Scientists to use algae to create boneless cellular seabass fillet
It’s hoped that the technology used to create the fillet might be able to relieve pressure on fish stocks around the world as it is developed in the future.
The team is hoping to create a boneless seabass fillet from entirely cultured cells
A team of scientists plans to use algae to develop new techniques for cultivating boneless fish fillets from seabass cells.
The Algae2Fish project is being led by Associate Professor Frederico Ferreira from the University of Lisbon’s Institute for Bioengineering and Biosciences, with funding from sustainable food NGO the Good Food Institute (GFI).
The team aims to cultivate the meat from seabass cells, creating a real fish fillet with the same look, taste and texture as conventionally produced seabass – and even the same health benefits – but without the bones or the negative environmental impact. The team says it also won’t contain the mercury or microplastics which can be found in fish.
They aim to use techniques including 3D printing to create edible scaffolds using material extracted from algae and plants. These will be used to give structure to a product cultivated from fish cells – helping recreate the complex fibrous texture seen in conventionally produced fish, and contributing to the taste and texture.
The scientists also claim the algae used will contain antioxidants, adding to the nutritional value of the finished product by providing the omega-3 fatty oils found in fish.
The team will use electrical stimulation aiming to enhance fish stem cells’ transformation into muscle and fat. These can then be used to create different ‘bio-inks’, using 3D printing to form patterns along the scaffold, recreating the fish’s flavour as well as a fillet’s characteristic alternating stripes of muscle and fat.
It’s hoped that the project can help develop technology which might ultimately alleviate pressure on seafood supply chains and fisheries.

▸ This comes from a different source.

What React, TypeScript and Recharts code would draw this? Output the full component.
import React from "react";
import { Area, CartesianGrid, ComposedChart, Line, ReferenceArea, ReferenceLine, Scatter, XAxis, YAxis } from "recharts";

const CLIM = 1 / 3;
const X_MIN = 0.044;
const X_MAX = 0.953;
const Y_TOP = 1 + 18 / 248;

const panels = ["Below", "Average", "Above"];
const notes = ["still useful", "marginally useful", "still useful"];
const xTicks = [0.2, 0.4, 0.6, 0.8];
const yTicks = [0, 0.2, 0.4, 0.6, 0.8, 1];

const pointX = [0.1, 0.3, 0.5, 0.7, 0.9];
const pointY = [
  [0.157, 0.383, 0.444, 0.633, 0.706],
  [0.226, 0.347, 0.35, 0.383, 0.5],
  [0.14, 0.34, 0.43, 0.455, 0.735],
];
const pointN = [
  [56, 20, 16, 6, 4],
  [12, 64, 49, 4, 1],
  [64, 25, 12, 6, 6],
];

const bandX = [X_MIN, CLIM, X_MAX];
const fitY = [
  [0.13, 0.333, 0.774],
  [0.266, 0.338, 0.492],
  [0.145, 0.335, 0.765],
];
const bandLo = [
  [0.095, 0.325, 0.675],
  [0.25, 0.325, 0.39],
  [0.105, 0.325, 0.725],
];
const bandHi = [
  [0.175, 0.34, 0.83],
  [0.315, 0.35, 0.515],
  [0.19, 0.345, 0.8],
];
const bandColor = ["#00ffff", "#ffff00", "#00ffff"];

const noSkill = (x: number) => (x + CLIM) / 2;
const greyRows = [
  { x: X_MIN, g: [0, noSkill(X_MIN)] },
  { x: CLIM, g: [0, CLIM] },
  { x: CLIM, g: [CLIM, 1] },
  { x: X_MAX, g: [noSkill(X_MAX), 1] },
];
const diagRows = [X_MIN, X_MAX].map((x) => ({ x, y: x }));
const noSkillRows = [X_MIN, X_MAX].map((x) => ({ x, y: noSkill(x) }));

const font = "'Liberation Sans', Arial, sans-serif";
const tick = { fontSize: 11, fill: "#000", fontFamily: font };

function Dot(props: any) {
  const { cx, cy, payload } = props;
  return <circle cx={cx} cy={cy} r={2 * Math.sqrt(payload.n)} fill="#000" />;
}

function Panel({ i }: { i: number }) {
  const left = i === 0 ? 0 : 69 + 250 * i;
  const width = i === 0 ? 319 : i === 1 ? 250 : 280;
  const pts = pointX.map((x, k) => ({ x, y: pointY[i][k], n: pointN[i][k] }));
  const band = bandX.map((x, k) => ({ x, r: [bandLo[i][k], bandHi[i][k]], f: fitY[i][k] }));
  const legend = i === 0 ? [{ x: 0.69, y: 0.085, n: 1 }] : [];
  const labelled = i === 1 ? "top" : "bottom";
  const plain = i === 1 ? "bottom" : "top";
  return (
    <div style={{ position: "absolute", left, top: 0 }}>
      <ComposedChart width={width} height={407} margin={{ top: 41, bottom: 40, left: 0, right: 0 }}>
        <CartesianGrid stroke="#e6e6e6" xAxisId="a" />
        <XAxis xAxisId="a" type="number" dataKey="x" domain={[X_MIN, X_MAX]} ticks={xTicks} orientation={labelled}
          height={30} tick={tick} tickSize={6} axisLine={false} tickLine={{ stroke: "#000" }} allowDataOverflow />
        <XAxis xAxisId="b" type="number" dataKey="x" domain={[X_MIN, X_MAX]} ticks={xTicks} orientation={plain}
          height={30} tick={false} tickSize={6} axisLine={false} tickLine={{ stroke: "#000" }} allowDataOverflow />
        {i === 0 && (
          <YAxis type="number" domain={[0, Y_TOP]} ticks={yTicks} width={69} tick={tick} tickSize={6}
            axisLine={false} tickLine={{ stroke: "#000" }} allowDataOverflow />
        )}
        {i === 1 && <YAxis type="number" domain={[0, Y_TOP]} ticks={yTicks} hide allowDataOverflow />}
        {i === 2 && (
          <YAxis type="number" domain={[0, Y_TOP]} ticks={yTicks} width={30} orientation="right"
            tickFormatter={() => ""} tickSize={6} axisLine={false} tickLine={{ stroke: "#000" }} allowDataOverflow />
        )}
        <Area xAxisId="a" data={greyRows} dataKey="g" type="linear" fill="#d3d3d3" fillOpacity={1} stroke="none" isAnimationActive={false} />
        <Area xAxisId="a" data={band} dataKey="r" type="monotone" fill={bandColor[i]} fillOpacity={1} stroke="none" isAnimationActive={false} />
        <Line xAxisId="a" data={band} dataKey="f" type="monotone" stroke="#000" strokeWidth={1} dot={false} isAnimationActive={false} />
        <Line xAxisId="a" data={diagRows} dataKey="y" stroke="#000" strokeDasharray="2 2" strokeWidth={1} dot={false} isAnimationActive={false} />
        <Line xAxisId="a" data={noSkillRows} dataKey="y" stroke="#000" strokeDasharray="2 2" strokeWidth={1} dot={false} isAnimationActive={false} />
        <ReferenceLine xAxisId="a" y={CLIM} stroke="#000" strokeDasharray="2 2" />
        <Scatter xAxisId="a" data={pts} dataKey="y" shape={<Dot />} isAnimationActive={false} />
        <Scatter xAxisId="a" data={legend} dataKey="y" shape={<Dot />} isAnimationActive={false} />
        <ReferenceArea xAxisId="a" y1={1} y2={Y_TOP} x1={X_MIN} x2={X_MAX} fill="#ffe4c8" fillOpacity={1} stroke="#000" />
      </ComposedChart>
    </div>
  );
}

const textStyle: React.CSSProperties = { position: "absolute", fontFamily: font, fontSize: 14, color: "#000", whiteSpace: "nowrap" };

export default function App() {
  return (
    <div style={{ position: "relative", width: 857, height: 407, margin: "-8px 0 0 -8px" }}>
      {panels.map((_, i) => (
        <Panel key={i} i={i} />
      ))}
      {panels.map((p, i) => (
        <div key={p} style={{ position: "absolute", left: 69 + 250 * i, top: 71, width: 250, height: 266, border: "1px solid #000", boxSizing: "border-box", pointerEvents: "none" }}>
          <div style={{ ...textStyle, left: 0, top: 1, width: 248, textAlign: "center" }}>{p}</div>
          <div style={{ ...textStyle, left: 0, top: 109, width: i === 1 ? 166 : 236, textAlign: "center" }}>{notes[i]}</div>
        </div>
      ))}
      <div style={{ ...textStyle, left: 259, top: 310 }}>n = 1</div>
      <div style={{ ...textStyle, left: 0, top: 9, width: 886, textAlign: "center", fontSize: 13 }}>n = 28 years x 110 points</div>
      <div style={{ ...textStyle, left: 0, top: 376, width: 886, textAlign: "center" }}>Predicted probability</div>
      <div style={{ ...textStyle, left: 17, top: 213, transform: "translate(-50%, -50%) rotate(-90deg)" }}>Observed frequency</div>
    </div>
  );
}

“In Portuguese we have a saying – a fish without bones is a problem solved. This will create a boneless fillet, which will be very good for kids to eat, but I hope it will also help solve a lot of other problems,” said Frederico Ferreira, Associate Professor at the Institute for Bioengineering and Biosciences, Instituto Superior Técnico, University of Lisbon.
“I love fish, I come from a country that loves fish, and I want to carry on eating fish. There’s a role to play for small-scale sustainable fishing, but if we want everyone to carry on enjoying fish we can’t continue the deep sea fishing that causes so much damage to ocean ecosystems.”
Seren Kell, science and technology manager at the Good Food Institute (GFI) Europe, added: “Professor Ferreira’s project is an excellent example of the kind of innovative research we need to provide people with the fish they enjoy without harming our oceans.
“There are huge opportunities for more companies and governments to invest in plant-based and cultivated seafood to meet growing demand in a sustainable way and I hope this study will show others exactly what is possible.”